October 17, 2025

NISAR satellite

  • Scientists and engineers involved in the NASA-ISRO Synthetic Aperture Radar (NISAR) mission have completed key tests including the thermal vacuum testing ahead of its launch which is scheduled to take place in the first quarter of 2024.

ABOUT NISAR

  • NISAR is a Low Earth Orbit observatory jointly developed by NASA and ISRO which is expected to be launched from the Satish Dhawan Space Centre in Sriharikota onboard ISRO’s GSLV Mark-II launch vehicle.
  • The $1.5-billion NISAR’s mission life is for three years.
  • The satellite will survey all of earth’s land and ice-covered surfaces every 12 days and this starts after a 90 day satellite commissioning period.

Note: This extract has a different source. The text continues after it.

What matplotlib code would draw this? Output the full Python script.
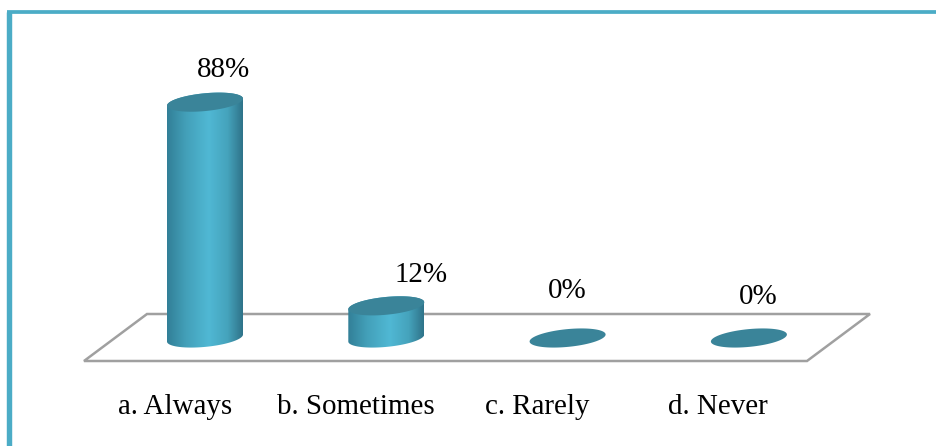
import numpy as np
import matplotlib
matplotlib.use("Agg")
import matplotlib.pyplot as plt
from matplotlib.colors import LinearSegmentedColormap
from matplotlib.patches import Polygon

categories = ["a. Always", "b. Sometimes", "c. Rarely", "d. Never"]
values = [88, 12, 0, 0]
value_labels = ["88%", "12%", "0%", "0%"]

plt.rcParams["font.family"] = ["Liberation Serif", "DejaVu Serif"]
W, H = 936, 446
fig = plt.figure(figsize=(W / 100, H / 100), dpi=100, facecolor="white")
ax = fig.add_axes([0, 0, 1, 1])
ax.set_xlim(0, W)
ax.set_ylim(H, 0)
ax.axis("off")

# layout of the pseudo-3D plot
X0, STEP = 205, 181.3
BASE_Y, PX_PER_PCT = 338, 2.68
A, B, K = 38, 8.9, 3.5
LABEL_DX = [-30, -30.5, -30.5, -31]
VALUE_DX = [19, 35, -0.5, 9.5]
VALUE_Y = [77, 282, 298, 304]
CAT_Y = 414
FS = 20.9

FRAME = "#4bacc6"
TOP = "#3a8499"
cmap = LinearSegmentedColormap.from_list(
    "cyl",
    [(0, "#327f97"), (0.25, "#43a0b9"), (0.55, "#50b8d4"), (0.8, "#45a3bc"), (1, "#2f7389")],
)

# frame
ax.plot([8.5, 8.5], [H, 11.5], color=FRAME, lw=3.9, solid_capstyle="butt", solid_joinstyle="miter")
ax.plot([6.5, W], [11.7, 11.7], color=FRAME, lw=2.7, solid_capstyle="butt")

# floor
ax.add_patch(Polygon([(84, 361), (147, 314), (870, 314), (807, 361)], closed=True,
                     fc="white", ec="#a0a0a0", lw=1.8, zorder=1))


def rim(cx, cy, t):
    return cx + A * np.cos(t), cy + B * np.sin(t) - K * np.cos(t)


for i, (cat, val, lab) in enumerate(zip(categories, values, value_labels)):
    cx = X0 + i * STEP
    top_y = BASE_Y - val * PX_PER_PCT
    t = np.linspace(0, 2 * np.pi, 200)
    if val > 0:
        tb = np.linspace(0, np.pi, 100)
        xb, yb = rim(cx, BASE_Y, tb)
        tt = np.linspace(np.pi, 2 * np.pi, 100)
        xt, yt = rim(cx, top_y, tt)
        body = Polygon(np.column_stack([np.r_[xb, xt], np.r_[yb, yt]]), closed=True,
                       fc="none", ec="none", zorder=2)
        ax.add_patch(body)
        grad = np.linspace(0, 1, 256).reshape(1, -1)
        im = ax.imshow(grad, cmap=cmap, aspect="auto", zorder=2,
                       extent=(cx - A, cx + A, BASE_Y + 12, top_y - 12))
        im.set_clip_path(body)
    x, y = rim(cx, top_y, t)
    ax.fill(x, y, color=TOP, lw=0, zorder=3)
    ax.text(cx + VALUE_DX[i], VALUE_Y[i], lab, ha="center", va="baseline", fontsize=FS, color="black", zorder=4)
    ax.text(cx + LABEL_DX[i], CAT_Y, cat, ha="center", va="baseline", fontsize=FS, color="black", zorder=4)

ax.set_xlim(0, W)
ax.set_ylim(H, 0)
fig.savefig("out.png", dpi=100, facecolor="white")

  • NISAR carries L and S dual-band Synthetic Aperture Radar (SAR), which operates with the Sweep SAR technique to achieve large swaths with high-resolution data.
    • The SAR payloads mounted on Integrated Radar Instrument Structure (IRIS) and the spacecraft bus are together called an observatory.
  • Collaboration
    • NASA’s JPL is providing the mission’s L-band SAR. NASA is also providing the radar reflector antenna, the deployable boom, a high-rate communication subsystem for science data, GPS receivers, a solid-state recorder, and payload data subsystem.

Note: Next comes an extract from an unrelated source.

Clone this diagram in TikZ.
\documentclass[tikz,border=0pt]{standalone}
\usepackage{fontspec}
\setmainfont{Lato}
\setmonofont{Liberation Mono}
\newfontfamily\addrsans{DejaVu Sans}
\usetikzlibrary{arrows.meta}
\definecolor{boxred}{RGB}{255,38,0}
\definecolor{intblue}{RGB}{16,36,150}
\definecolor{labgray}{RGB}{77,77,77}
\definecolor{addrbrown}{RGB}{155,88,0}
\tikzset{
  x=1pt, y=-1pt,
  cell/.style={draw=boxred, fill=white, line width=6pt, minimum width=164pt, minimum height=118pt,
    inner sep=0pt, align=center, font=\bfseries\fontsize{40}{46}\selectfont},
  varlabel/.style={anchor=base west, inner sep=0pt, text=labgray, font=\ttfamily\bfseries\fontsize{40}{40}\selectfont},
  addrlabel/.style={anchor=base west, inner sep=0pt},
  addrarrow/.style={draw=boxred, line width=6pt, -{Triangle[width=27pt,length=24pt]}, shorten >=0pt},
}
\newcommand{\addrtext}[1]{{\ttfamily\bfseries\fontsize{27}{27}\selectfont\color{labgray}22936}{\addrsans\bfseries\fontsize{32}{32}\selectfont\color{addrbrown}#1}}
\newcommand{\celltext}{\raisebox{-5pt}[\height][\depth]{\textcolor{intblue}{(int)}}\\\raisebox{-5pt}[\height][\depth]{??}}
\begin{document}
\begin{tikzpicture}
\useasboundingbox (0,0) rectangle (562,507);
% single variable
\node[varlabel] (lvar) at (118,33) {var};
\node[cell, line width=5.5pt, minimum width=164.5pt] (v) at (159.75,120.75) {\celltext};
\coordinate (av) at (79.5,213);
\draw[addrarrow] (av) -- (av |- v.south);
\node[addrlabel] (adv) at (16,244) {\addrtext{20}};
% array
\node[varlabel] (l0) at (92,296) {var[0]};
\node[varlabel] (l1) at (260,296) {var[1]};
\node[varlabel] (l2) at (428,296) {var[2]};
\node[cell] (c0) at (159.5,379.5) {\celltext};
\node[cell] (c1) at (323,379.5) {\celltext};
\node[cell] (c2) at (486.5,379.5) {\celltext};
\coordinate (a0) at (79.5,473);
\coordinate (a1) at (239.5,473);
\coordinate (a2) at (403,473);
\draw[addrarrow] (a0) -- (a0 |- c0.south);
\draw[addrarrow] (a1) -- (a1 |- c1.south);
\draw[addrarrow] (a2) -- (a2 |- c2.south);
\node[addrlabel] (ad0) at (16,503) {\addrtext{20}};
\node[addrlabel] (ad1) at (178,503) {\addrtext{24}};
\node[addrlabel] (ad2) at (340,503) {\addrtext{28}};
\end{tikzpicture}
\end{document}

    • ISRO’s U R Rao Satellite Centre in Bengaluru is providing the spacecraft bus, the S-band SAR electronics, the launch vehicle, and associated launch services and satellite mission operations.

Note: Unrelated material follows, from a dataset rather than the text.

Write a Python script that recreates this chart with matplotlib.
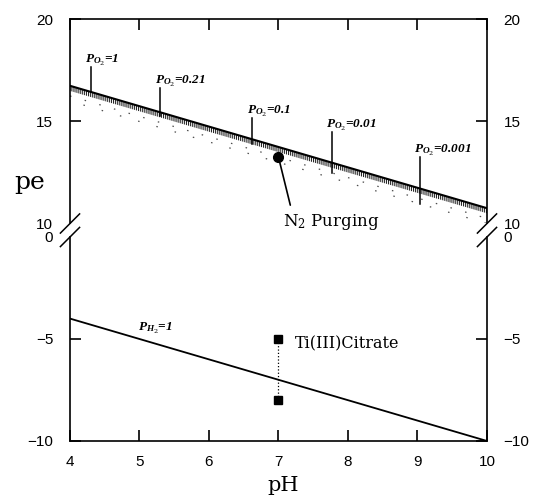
import matplotlib
matplotlib.use('Agg')
import matplotlib.pyplot as plt
import numpy as np

plt.rcParams['font.family'] = 'Liberation Sans'
plt.rcParams['mathtext.fontset'] = 'custom'
plt.rcParams['mathtext.rm'] = 'DejaVu Serif'
plt.rcParams['mathtext.it'] = 'Liberation Serif:italic:bold'
plt.rcParams['hatch.linewidth'] = 0.8

# pe-pH lines, values at pH 4 and pH 10
ph_range = [4, 10]
pe_o2_1 = [16.75, 10.75]
pe_o2_021 = [16.58, 10.58]
pe_o2_01 = [16.50, 10.50]
pe_o2_001 = [16.25, 10.25]
pe_o2_0001 = [16.00, 10.00]
pe_h2 = [-4.0, -10.0]

# P_O2 labels: text, pH of leader, pe of leader top
po2_text = ['1', '0.21', '0.1', '0.01', '0.001']
po2_ph = [4.30, 5.30, 6.62, 7.77, 9.03]
po2_top = [17.67, 16.64, 15.17, 14.49, 13.26]
po2_lines = [pe_o2_1, pe_o2_021, pe_o2_01, pe_o2_001, pe_o2_0001]

# measured systems
n2_ph, n2_pe = 7.0, 13.25
ti_ph = [7, 7]
ti_pe = [-5, -8]

fig = plt.figure(figsize=(5.38, 4.96), dpi=100)
ax_up = fig.add_axes([0.1301, 0.5494, 0.7751, 0.4113])
ax_lo = fig.add_axes([0.1301, 0.1109, 0.7751, 0.4113])

# upper panel: O2 lines
ax_up.plot(ph_range, pe_o2_1, color='k', lw=1.5)
ax_up.fill_between(ph_range, pe_o2_1, pe_o2_01, facecolor='none',
                   edgecolor='0.15', hatch='||||||||', lw=0)
ax_up.plot(ph_range, pe_o2_001, color='0.3', lw=0.9, ls=(0, (1.2, 11)))
ax_up.plot(ph_range, pe_o2_0001, color='0.3', lw=0.9, ls=(4, (1.2, 14)))

for txt, x, top, line in zip(po2_text, po2_ph, po2_top, po2_lines):
    bottom = np.interp(x, ph_range, line)
    ax_up.plot([x, x], [bottom, top], color='k', lw=1.1)
    ax_up.text(x - 0.08, top - 0.05, r'$P_{O_2}$=' + txt, family='Liberation Serif',
               style='italic', weight='bold', fontsize=9.5, ha='left', va='bottom')

ax_up.plot(n2_ph, n2_pe, 'o', color='k', ms=7)
ax_up.annotate(r'N$_2$ Purging', xy=(n2_ph, n2_pe), xytext=(7.06, 9.9),
               family='DejaVu Serif', fontsize=12, va='baseline', ha='left',
               annotation_clip=False)
ax_up.annotate('', xy=(n2_ph, n2_pe), xytext=(7.17, 10.9),
               arrowprops=dict(arrowstyle='-', lw=1.2, color='k',
                               shrinkA=0, shrinkB=0))

# lower panel: H2 line and Ti(III) citrate
ax_lo.plot(ph_range, pe_h2, color='k', lw=1.3)
ax_lo.text(4.98, -4.85, r'$P_{H_2}$=1', family='Liberation Serif',
           style='italic', weight='bold', fontsize=9.5, ha='left', va='bottom')
ax_lo.plot(ti_ph, ti_pe, color='k', lw=0.9, ls=':', marker='s', ms=5.5)
ax_lo.text(7.24, -5.25, 'Ti(III)Citrate', family='DejaVu Serif',
           fontsize=11.5, ha='left', va='center')

# axes and broken-axis styling
for ax in (ax_up, ax_lo):
    ax.set_xlim(4, 10)
    ax.set_xticks(range(4, 11))
    for s in ax.spines.values():
        s.set_linewidth(1.2)
    ax.tick_params(which='major', direction='in', length=8, width=1.2,
                   color='k', labelsize=11)
    ax.tick_params(which='minor', length=0, labelsize=11)
    ax.tick_params(axis='y', which='both', pad=12, left=True, right=True,
                   labelleft=True, labelright=True)
    ax.tick_params(axis='x', which='both', pad=10)

ax_up.set_ylim(10, 20)
ax_lo.set_ylim(-10, 0)
# ticks at 15 and -5, labels at the break without tick marks
ax_up.set_yticks([15, 20])
ax_up.set_yticks([10], labels=['10'], minor=True)
ax_lo.set_yticks([-10, -5])
ax_lo.set_yticks([0], labels=['0'], minor=True)

ax_up.tick_params(axis='x', top=True, bottom=False, labeltop=False,
                  labelbottom=False)
ax_lo.tick_params(axis='x', top=False, bottom=True)
ax_up.spines['bottom'].set_visible(False)
ax_lo.spines['top'].set_visible(False)

# break slashes
dx, dy = 0.023, 0.047
for ax, yb in ((ax_up, 0), (ax_lo, 1)):
    for xb in (0, 1):
        ax.plot([xb - dx, xb + dx], [yb - dy, yb + dy], transform=ax.transAxes,
                color='k', lw=1.1, clip_on=False)

fig.text(30 / 538, 1 - 183 / 496, 'pe', family='DejaVu Serif', fontsize=18,
         ha='center', va='center')
fig.text(283 / 538, 1 - 491 / 496, 'pH', family='DejaVu Serif', fontsize=15,
         ha='center', va='baseline')

fig.savefig('out.png', dpi=100)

  • NISAR data will help researchers monitor a wide range of changes in unprecedented detail which includes spotting warning signs of imminent volcanic eruptions, helping monitor the effects of groundwater use such as land subsidence, tracking the melt rate of ice sheets tied to sea level rise and observing shifts in the distribution of vegetation around the earth.